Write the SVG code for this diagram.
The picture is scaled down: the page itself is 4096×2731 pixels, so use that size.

—————

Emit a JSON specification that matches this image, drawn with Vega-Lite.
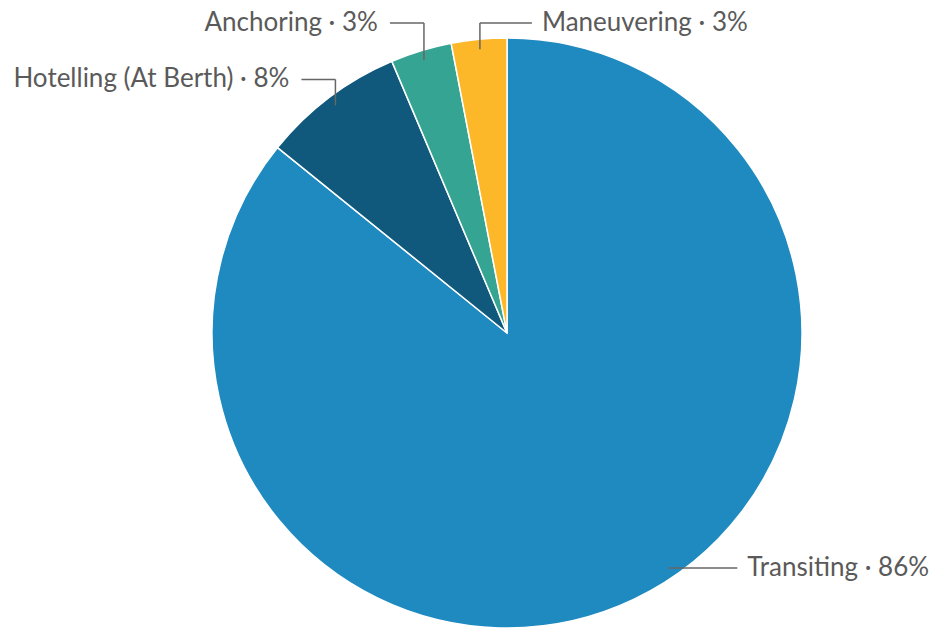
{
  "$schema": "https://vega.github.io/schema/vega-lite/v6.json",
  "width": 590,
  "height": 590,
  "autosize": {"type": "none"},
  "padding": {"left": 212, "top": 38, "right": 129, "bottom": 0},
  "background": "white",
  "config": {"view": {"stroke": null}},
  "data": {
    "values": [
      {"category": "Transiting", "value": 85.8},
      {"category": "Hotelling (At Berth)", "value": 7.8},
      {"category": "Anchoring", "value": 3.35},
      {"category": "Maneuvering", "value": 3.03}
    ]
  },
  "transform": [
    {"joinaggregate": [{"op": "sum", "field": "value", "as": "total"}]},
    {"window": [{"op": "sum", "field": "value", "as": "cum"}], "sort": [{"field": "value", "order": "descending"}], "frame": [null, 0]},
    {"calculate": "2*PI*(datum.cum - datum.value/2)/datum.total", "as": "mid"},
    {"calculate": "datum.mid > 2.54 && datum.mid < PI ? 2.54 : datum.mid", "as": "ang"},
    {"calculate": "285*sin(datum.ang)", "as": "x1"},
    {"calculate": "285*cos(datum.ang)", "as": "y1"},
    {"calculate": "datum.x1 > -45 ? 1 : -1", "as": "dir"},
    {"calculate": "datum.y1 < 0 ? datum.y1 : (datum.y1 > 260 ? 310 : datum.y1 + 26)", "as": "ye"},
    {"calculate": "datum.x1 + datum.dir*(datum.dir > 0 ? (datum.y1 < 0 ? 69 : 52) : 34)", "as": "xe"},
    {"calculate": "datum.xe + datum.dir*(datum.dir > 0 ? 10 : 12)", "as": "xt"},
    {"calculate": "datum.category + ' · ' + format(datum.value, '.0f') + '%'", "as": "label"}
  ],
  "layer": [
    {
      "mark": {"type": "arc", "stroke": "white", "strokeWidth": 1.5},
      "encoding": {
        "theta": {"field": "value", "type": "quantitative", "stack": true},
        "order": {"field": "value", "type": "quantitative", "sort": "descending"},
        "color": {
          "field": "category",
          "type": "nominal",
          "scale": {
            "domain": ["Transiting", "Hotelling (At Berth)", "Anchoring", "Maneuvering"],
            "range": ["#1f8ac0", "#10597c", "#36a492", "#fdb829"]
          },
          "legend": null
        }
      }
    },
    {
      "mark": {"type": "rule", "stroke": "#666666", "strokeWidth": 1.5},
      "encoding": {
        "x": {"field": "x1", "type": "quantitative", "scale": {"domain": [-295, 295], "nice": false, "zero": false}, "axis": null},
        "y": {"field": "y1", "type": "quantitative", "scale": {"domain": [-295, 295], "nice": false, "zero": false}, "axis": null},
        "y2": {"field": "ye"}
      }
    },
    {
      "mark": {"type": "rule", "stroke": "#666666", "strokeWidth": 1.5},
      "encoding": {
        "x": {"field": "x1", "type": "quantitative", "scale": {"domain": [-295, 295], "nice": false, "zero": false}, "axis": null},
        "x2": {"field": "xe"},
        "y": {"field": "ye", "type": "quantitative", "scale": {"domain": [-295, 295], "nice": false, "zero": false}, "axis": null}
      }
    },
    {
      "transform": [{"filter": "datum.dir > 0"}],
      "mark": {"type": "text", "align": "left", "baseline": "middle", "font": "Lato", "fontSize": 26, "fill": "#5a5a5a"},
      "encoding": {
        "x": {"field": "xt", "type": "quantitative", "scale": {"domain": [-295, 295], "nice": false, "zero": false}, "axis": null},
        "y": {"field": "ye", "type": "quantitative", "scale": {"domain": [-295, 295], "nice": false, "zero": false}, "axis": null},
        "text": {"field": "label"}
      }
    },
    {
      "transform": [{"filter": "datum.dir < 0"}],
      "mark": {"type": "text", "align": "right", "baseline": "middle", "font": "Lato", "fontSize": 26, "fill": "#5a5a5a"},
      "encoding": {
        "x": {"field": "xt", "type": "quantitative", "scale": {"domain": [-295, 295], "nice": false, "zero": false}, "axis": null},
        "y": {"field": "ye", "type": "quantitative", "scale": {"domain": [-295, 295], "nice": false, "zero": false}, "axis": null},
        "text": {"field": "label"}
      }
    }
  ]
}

—————

Prompt: Start at the line with "Write the SVG code for this diagram." and stop after the line with "The picture is". Repeat exactly the lines in that range.

Reply:
Write the SVG code for this diagram.
The picture is scaled down: the page itself is 4096×2731 pixels, so use that size.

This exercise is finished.